> _Source data_:
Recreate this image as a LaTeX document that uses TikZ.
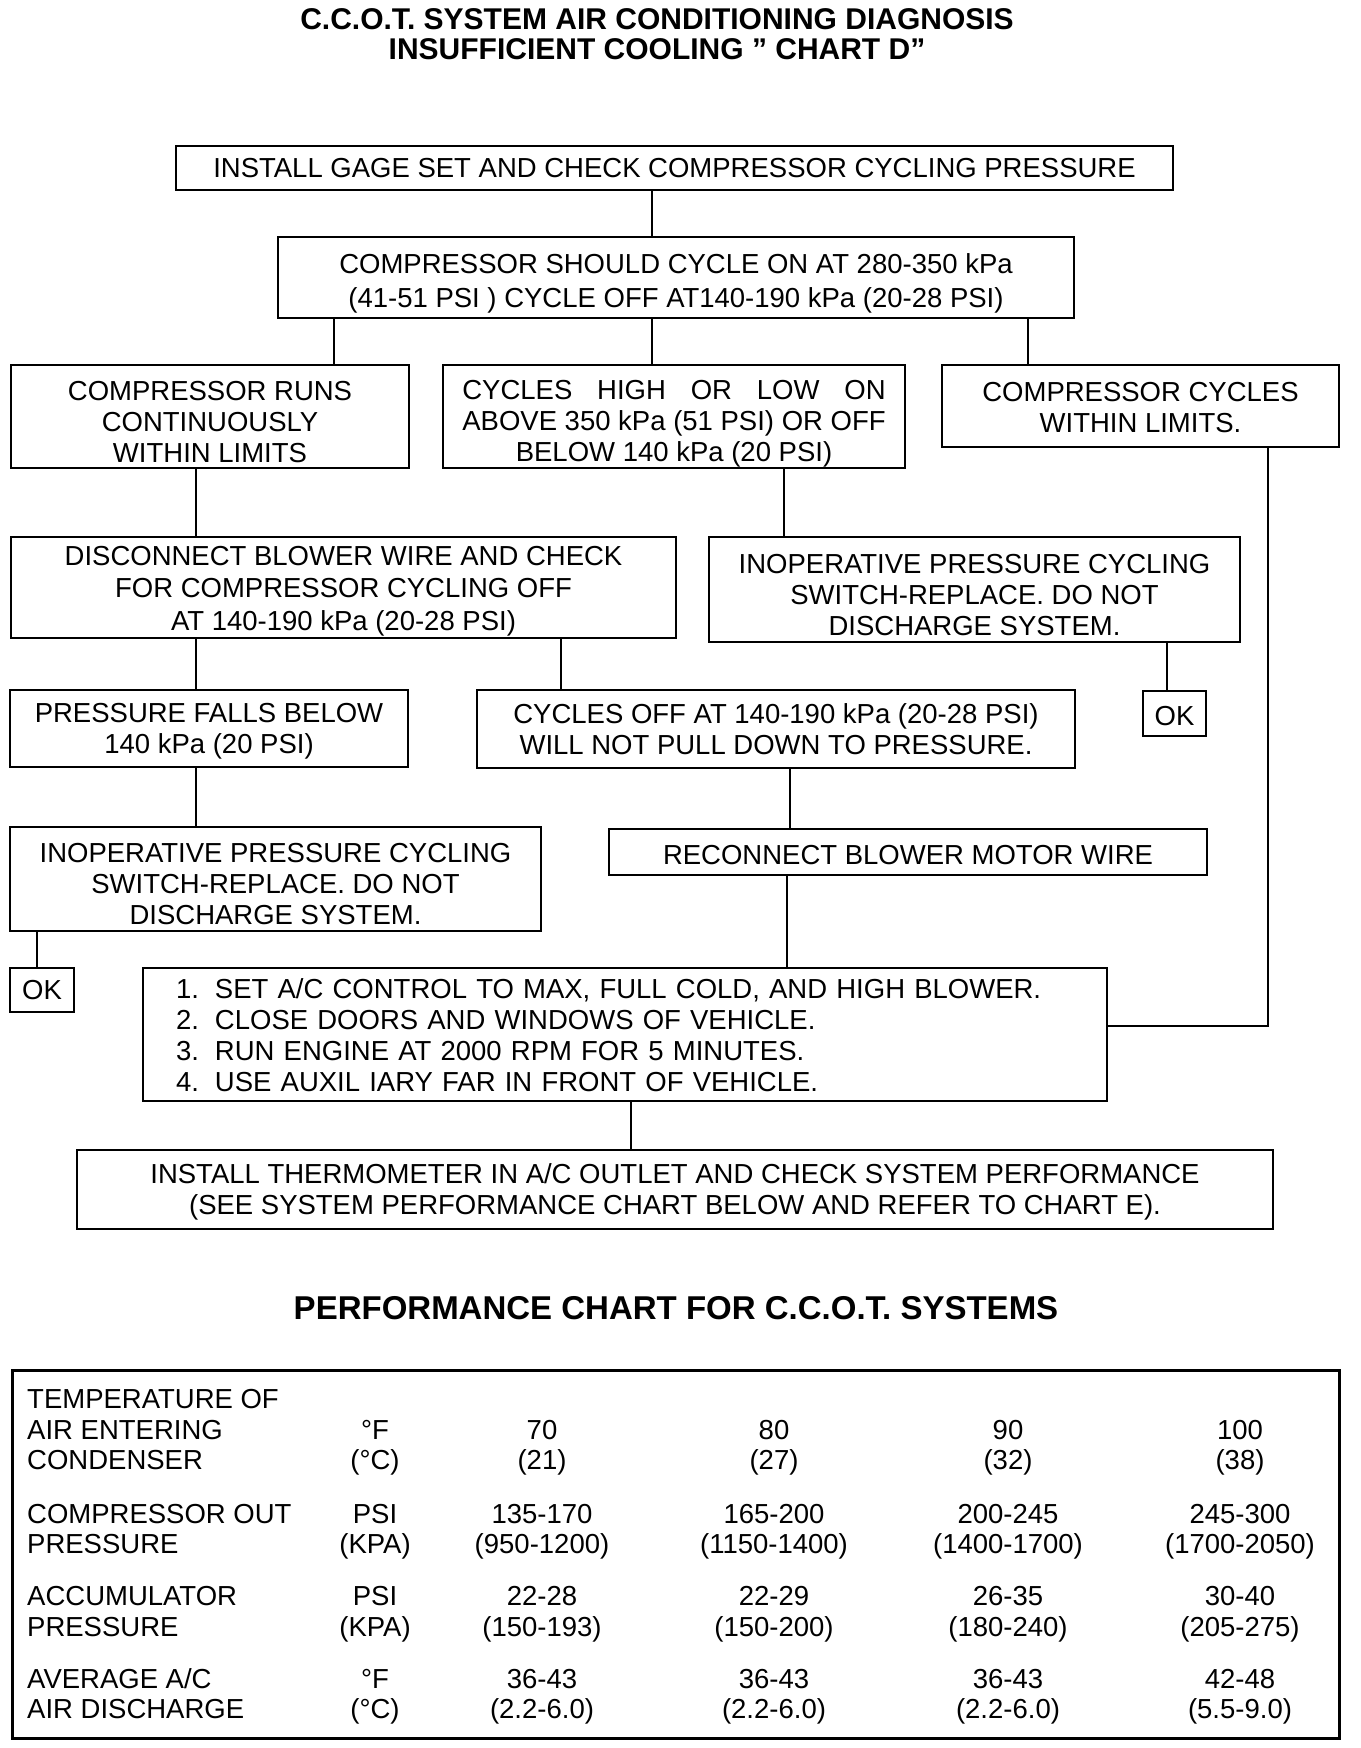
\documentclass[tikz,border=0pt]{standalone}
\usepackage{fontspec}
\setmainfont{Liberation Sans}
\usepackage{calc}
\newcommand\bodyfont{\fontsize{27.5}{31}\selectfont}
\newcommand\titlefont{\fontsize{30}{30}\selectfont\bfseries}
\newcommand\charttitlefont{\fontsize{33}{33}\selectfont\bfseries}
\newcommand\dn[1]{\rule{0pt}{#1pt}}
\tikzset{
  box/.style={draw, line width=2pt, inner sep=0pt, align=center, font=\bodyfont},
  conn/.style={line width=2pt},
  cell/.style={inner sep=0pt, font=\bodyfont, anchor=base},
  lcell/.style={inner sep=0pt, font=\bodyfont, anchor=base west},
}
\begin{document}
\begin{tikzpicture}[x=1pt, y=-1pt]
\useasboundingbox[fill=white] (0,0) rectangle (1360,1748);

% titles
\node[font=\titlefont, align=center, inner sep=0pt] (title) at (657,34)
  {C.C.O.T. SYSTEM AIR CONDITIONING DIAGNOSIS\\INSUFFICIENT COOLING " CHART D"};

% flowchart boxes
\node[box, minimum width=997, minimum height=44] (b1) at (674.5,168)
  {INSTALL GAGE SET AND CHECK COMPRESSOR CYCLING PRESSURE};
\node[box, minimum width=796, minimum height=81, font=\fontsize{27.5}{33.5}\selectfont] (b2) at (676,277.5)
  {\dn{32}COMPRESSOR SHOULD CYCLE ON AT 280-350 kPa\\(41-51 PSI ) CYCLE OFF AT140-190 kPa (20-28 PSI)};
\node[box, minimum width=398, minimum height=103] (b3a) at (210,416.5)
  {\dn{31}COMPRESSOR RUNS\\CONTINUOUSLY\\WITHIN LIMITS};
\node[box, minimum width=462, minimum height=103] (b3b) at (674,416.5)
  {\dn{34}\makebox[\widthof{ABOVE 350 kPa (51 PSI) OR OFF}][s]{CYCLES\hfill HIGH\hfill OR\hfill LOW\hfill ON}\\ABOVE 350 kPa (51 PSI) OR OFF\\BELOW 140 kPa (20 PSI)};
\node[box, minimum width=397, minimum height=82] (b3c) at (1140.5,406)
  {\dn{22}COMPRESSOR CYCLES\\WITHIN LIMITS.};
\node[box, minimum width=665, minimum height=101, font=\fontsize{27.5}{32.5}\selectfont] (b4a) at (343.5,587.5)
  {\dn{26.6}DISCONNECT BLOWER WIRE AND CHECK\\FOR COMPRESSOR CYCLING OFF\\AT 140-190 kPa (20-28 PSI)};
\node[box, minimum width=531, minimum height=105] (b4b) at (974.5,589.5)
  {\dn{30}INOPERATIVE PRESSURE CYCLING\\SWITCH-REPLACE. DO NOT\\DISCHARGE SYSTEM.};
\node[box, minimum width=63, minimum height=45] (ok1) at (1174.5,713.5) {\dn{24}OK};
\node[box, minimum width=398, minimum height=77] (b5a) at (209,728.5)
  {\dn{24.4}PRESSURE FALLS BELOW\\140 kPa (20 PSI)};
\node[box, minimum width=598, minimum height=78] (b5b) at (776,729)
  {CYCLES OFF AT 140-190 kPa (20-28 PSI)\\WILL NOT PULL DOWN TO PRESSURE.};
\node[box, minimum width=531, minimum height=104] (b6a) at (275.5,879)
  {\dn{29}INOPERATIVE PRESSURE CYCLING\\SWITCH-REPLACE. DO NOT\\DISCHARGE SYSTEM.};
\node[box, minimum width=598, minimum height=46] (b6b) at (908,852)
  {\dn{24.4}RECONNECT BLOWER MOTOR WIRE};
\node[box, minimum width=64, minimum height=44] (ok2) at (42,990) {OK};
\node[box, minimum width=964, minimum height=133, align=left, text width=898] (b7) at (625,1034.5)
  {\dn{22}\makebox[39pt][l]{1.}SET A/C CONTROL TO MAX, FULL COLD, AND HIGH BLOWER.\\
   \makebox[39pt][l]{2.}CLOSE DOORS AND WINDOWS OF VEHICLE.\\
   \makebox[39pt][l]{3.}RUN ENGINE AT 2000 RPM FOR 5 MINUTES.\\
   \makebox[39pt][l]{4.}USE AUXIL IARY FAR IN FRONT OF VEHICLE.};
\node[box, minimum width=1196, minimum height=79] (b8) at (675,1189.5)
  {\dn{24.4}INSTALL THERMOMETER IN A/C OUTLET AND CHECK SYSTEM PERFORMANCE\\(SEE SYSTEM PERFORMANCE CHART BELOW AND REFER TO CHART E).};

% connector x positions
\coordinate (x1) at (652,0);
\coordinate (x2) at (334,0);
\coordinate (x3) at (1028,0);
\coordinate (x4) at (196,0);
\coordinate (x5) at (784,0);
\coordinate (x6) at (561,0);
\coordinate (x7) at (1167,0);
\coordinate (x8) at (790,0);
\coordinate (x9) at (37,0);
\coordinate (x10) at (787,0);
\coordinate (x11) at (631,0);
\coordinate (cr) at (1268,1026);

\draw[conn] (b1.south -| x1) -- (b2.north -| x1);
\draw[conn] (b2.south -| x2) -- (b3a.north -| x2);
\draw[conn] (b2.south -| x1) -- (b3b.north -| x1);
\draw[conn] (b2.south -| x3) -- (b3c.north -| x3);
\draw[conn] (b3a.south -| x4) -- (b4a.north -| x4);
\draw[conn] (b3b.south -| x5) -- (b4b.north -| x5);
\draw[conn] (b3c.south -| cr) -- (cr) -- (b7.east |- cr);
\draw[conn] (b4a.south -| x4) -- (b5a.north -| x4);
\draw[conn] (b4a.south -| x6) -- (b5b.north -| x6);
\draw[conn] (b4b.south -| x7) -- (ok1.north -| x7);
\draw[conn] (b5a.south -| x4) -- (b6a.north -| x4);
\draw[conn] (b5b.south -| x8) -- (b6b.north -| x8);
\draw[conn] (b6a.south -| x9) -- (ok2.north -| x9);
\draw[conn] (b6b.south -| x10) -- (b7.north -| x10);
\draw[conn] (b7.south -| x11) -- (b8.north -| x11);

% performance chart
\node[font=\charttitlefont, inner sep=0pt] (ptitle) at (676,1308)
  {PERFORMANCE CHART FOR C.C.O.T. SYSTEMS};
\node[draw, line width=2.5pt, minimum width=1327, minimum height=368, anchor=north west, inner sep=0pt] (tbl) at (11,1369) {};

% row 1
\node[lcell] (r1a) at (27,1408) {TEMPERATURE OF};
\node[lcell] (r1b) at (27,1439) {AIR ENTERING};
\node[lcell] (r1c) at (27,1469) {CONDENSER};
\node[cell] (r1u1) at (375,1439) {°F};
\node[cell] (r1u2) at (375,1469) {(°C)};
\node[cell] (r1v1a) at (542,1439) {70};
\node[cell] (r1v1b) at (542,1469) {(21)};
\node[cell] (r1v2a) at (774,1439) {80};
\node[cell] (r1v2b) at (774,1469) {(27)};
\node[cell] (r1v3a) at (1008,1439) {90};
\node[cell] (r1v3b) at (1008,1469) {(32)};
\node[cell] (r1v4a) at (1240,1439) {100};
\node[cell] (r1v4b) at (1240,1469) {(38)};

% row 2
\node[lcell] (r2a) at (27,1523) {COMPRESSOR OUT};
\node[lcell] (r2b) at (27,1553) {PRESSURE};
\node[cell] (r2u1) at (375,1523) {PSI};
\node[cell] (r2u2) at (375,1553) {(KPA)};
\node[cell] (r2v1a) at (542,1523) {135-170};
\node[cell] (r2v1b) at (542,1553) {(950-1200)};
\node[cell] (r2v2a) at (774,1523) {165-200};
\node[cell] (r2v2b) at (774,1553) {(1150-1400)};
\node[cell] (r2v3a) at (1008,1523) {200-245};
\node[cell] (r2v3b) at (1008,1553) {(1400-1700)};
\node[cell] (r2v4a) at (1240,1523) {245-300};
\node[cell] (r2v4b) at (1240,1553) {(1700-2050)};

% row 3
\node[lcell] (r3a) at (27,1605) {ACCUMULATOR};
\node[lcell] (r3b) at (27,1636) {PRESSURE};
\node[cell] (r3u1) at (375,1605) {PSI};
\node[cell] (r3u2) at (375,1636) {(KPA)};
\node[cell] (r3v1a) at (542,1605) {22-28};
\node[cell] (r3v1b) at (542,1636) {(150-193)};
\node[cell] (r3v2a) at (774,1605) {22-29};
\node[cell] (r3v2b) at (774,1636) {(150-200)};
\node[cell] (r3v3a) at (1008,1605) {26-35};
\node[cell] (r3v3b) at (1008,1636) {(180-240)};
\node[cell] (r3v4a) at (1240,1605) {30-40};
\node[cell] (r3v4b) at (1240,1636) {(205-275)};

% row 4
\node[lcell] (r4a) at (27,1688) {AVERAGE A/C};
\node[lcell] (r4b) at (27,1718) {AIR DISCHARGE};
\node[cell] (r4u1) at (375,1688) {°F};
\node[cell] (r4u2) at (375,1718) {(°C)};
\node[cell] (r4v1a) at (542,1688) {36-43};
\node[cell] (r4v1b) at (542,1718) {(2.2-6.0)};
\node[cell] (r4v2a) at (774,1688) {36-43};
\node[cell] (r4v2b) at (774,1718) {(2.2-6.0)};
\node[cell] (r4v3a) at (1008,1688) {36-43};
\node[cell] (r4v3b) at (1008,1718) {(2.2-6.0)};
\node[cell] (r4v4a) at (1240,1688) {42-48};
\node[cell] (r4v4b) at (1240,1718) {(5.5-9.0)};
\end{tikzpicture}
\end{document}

> _Exercise directions_: Return only the lines from the start of the data through the line that contains "SYSTEM AIR CONDITIONING", please, copying them exactly and omitting all pictures.

> _Full output_:
Recreate this image as a LaTeX document that uses TikZ.
\documentclass[tikz,border=0pt]{standalone}
\usepackage{fontspec}
\setmainfont{Liberation Sans}
\usepackage{calc}
\newcommand\bodyfont{\fontsize{27.5}{31}\selectfont}
\newcommand\titlefont{\fontsize{30}{30}\selectfont\bfseries}
\newcommand\charttitlefont{\fontsize{33}{33}\selectfont\bfseries}
\newcommand\dn[1]{\rule{0pt}{#1pt}}
\tikzset{
  box/.style={draw, line width=2pt, inner sep=0pt, align=center, font=\bodyfont},
  conn/.style={line width=2pt},
  cell/.style={inner sep=0pt, font=\bodyfont, anchor=base},
  lcell/.style={inner sep=0pt, font=\bodyfont, anchor=base west},
}
\begin{document}
\begin{tikzpicture}[x=1pt, y=-1pt]
\useasboundingbox[fill=white] (0,0) rectangle (1360,1748);

% titles
\node[font=\titlefont, align=center, inner sep=0pt] (title) at (657,34)
  {C.C.O.T. SYSTEM AIR CONDITIONING DIAGNOSIS\\INSUFFICIENT COOLING " CHART D"};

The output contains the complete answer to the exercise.